I do not fully understand lasso regression. I am able to code a LASSO regression model of the form $y = \beta_0 + \beta_1 x_1 + \ldots \beta_p x_p$ with sklearn, but I do not understand the Mathematical intuition behind the model, which I believe is important. In ISLR (Introduction to Statistical Learning in R), it is explained that the equation for the model coefficients in lasso regression is
$$\hat{\beta} = \text{argmin}_{\beta \in \mathbb{R}^{p+1}}\left(RSS + \lambda \sum_{i=1}^p|\beta_i|\right)$$ and $RSS = \sum_{j = 1}^n(y_j – \hat{y}_j)^2$ is the residual sum of squares.
So, although I do not understand where exactly the hyperparameter comes from or what its actual purpose is, I do understand that the algorithm seeks to minimise that equation and reduce overfitting by introducing a little bias into the training fit.

However, it is shown later that the lasso regression equation can be rewritten as
$$\hat{\beta} = \text{arg min}_{\beta \in \mathbb{R}^{p+1}} (RSS) \text{ subject to } \sum_{i = 1}^p |\beta_i| \leq s$$

which is where my confusion lies. Firstly, how can the original lasso regression equation be rewritten as that? Also, what is this s term? I get that it means sum, but I do not understand what sum this equation refers to or why it has to be less than or equal to the sum of the absolute beta values.

Best Answer

You have three different questions. Let's tackle them in a somewhat different order. I'll refer to ISLR 2nd edition.

First off, here are the two different formulations of the lasso:

$$ \text{minimize } ||\mathbf{y}-\mathbf{X}\mathbf{\beta}||_2+\lambda||\mathbf{\beta}||_1\text{ with respect to }\mathbf{\beta}\text{ for a given }\lambda\geq 0 \quad (6.7)$$ and $$ \text{minimize } ||\mathbf{y}-\mathbf{X}\mathbf{\beta}||_2\text{ with respect to }\mathbf{\beta}\text{ subject to }||\mathbf{\beta}||_1\leq s\text{ for a given }s\geq0\quad (6.8) $$

The 2-norm $||\cdot||_2$ of a vector is the sum of squared entries, the 1-norm $||\cdot||_1$ is the sum of absolute entries.

On to your questions:

  1. How do $\lambda$ and $s$ hang together?

    There is a one-to-one relationship between the two, in the following sense: for every $\lambda$, there is one $s$ such that the minimizer $\mathbf{\beta}$ of (6.7) for $\lambda$ is equal to the minimizer of (6.8). And vice versa. (Note that the relationship is not unique, see below.)
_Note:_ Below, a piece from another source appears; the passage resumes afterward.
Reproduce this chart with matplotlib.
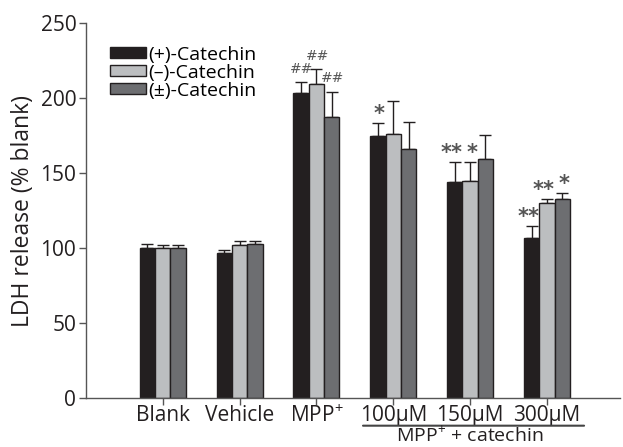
import matplotlib
matplotlib.use("Agg")
import matplotlib.pyplot as plt
import numpy as np

plt.rcParams['font.family'] = ['Open Sans', 'DejaVu Sans']
plt.rcParams['mathtext.fontset'] = 'custom'
plt.rcParams['mathtext.rm'] = 'Open Sans'

groups = ["Blank", "Vehicle", "MPP$^{+}$", "100μM", "150μM", "300μM"]
series = ["(+)-Catechin", "(\u2013)-Catechin", "(\u00b1)-Catechin"]
plus_vals = [100, 97, 203, 174.5, 144, 107]
minus_vals = [100, 102, 209, 176, 144.5, 130]
pm_vals = [100, 103, 187, 166, 159, 133]
plus_err = [2.5, 2, 7.5, 9, 13.5, 7.5]
minus_err = [2, 3, 10, 22, 13, 2.5]
pm_err = [1.8, 1.5, 17, 18, 16.5, 4]
plus_sig = ["", "", "##", "*", "**", "**"]
minus_sig = ["", "", "##", "", "*", "**"]
pm_sig = ["", "", "##", "", "", "*"]

colors = ["#231f20", "#bcbec0", "#6d6e71"]
edge = "#231f20"

fig = plt.figure(figsize=(6.23, 4.47), dpi=100)
ax = fig.add_axes([0.138, 0.109, 0.857, 0.840])

x = np.arange(len(groups))
w = 0.2
vals = [plus_vals, minus_vals, pm_vals]
errs = [plus_err, minus_err, pm_err]
sigs = [plus_sig, minus_sig, pm_sig]
for i in range(3):
    xs = x + (i - 1) * w
    ax.bar(xs, vals[i], w, color=colors[i], edgecolor=edge, linewidth=1.0,
           label=series[i], zorder=2)
    ax.errorbar(xs, vals[i], yerr=[np.zeros(len(x)), errs[i]], fmt='none',
                ecolor="#231f20", elinewidth=1.0, capsize=4, capthick=1.0, zorder=1)
    for xi, v, e, s in zip(xs, vals[i], errs[i], sigs[i]):
        if not s:
            continue
        if s == "##":
            ax.text(xi, v + e + 9, s, ha='center', va='center', fontsize=10,
                    style='italic', color="#555555", family='DejaVu Sans')
        else:
            dx = -0.04 if len(s) == 2 else 0.02
            ax.text(xi + dx, v + e + 6, s, ha='center', va='center',
                    fontsize=15, fontweight='bold', color="#555555", family='DejaVu Sans')

ax.set_xlim(-1.0, 5.95)
ax.set_ylim(0, 250)
ax.set_yticks([0, 50, 100, 150, 200, 250])
ax.set_xticks(x)
ax.set_xticklabels(groups)
ax.tick_params(axis='both', labelsize=15, colors="#231f20", direction='out', length=5,
               width=1.0, color="#555555")
ax.tick_params(axis='x', pad=0, labelsize=15)
ax.tick_params(axis='y', pad=2)
for sp in ['top', 'right']:
    ax.spines[sp].set_visible(False)
for sp in ['left', 'bottom']:
    ax.spines[sp].set_color("#555555")
    ax.spines[sp].set_linewidth(1.0)
ax.set_ylabel("LDH release (% blank)", fontsize=16.5, color="#231f20", labelpad=4)

leg = ax.legend(loc='upper left', bbox_to_anchor=(0.027, 0.965), frameon=False,
                fontsize=14, handlelength=1.85, handleheight=0.5, labelspacing=0.0,
                handletextpad=0.1, borderpad=0)

# group bracket for MPP+ + catechin
ax.annotate("", xy=(2.57, -0.073), xytext=(5.52, -0.073), xycoords=('data', 'axes fraction'),
            textcoords=('data', 'axes fraction'),
            arrowprops=dict(arrowstyle='-', color="#444444", lw=1.5))
fig.text(ax.transData.transform((4.0, 0))[0] / fig.bbox.width, 0.002, "MPP$^{+}$ + catechin",
         ha='center', va='bottom', fontsize=14, color="#231f20")

fig.savefig("out.png", dpi=100)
    One interesting boundary case is that $\lambda=0$ (no lasso penalty), which leads to the OLS estimate of $\mathbf{\beta}$ (assuming your design matrix $\mathbf{X}$ is of full rank), corresponds to $s=\infty$ (no constraint on the parameter estimates). If you are uncomfortable with $s=\infty$, just take $s$ to be any number larger than the 1-norm of the OLS estimate of $\mathbf{\beta}$.

  2. Why are the two formulations equivalent?

    This derivation is usually not given in standard statistics/data science textbooks. Most people just accept this fact. I don't think it is formally proven even in the original lasso paper by Tibshirani (1996), but it does not seem to be very hard. Starting with (6.7), pick a $\lambda$, find the optimal $\mathbf{\beta}$ in (6.7), use the 1-norm of this estimate for $s$ in (6.8) and argue that you won't find a better solution to (6.8) with smaller 1-norm. And vice versa. A rigorous proof would probably be a nice exercise for an undergraduate math student.

  3. How do we choose $\lambda$ (or equivalently $s$)?

    The algorithm usually used to fit a lasso model will give you an entire sequence of parameter coefficient vectors, one for each one of multiple values of $\lambda$ (e.g., Figure 6.6 in ISLR). You can then choose one. This is often done via cross-validation using some accuracy measure, and in fact, your software may already perform this cross-validation internally and just report the optimal $\lambda$.